Umm, PS, I forgot to mention .... We raised, err, over $36,000. BOOOOO-YA, AIDS.

October 1, 2009

Starting the Month off Right

As a lot of y'all know, I was on the board for the Miss New York Organization so, specifically, I could help with preparation for the new Miss New York. But per usual within the pageant world people start to point fingers and accuse state organizations of "fixing" the pageant so their "chosen girl" (these words in quotations are some of my favorites on the message boards) wins. It really is quite an odd concept and I'm fairly sure it happens in some states across the country but I have to say ... not here in New York.

The board issued a "Code of Conduct" to battle these accusations and prove to the local boards that this behavior is not tolerated within this state organization. The only problem is, as a board member I wouldn't be allowed to fraternize with any of the gals I competed with. Or, that competed this year. Breakdown: choose between being on the board or maintaining friendships with, in reality, any potential competitor (ie: a girl in the city/state between the ages of 17 - 24).

When I was confronted with the option to remain on the board or to retain these friendships the choice seemed very clear to me. I will of course maintain the untouchable relationships on this board and offer myself in any capacity that they would all want/need. But, I believe in the value of these friendships I have developed - and those that will continue to grow. Today I had lunch with Miss Vermont, Ashley Wheeler and her new fiance Michael.
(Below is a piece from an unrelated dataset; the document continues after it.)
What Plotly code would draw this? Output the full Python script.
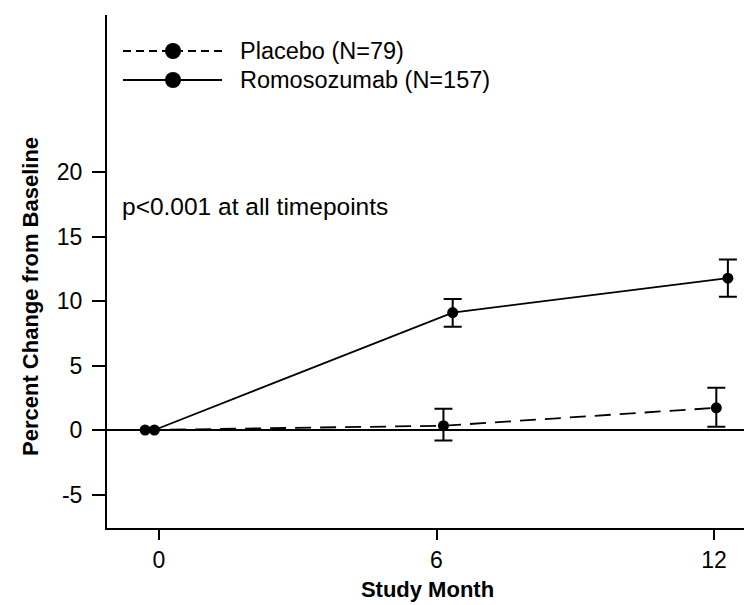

Later today I received this text without having mentioned this situation: "I have learned a lot about friendship in the last year and just want you to know that I value your friendship like we have been friends for life. I think you're an amazing woman and I love you. PS: this is not a mass text." The beginning part was for serious ... the end was a twiddle of an inside joke.

So here it goes:

Dear message boards,

Rip me all you want. I couldn't really say this when I was Miss New York because my mom would have hunted me down (but now she has her pom-poms out). You can continue to call me ugly, overweight, dumb, whatever you'd like ...

But, if you have any self-respect and respect for others please do not question my integrity and that of my best friends. I'll spell it out for you a little bit better ... Claire Buffie didn't manipulate me into a friendship. I've gotten pretty good at being able to tell who is doing that. And her mom doesn't send me a monthly check (though, JoJo, I wouldn't send it back ... jk jk). And no, I didn't help her get ready for Miss NY interview. She did that on her own. But what she does give me is a daily rejuvenation. She can sit and just talk with me. About anything. We can also just sit and not say anything and still feel comfortable. She loves me for who I am, quirks and all. She is selfless beyond recognition. Claire Buffie will be standing at the front of the church when I get married.

Beyond the veil of pageantry I find real life to be ever so becoming.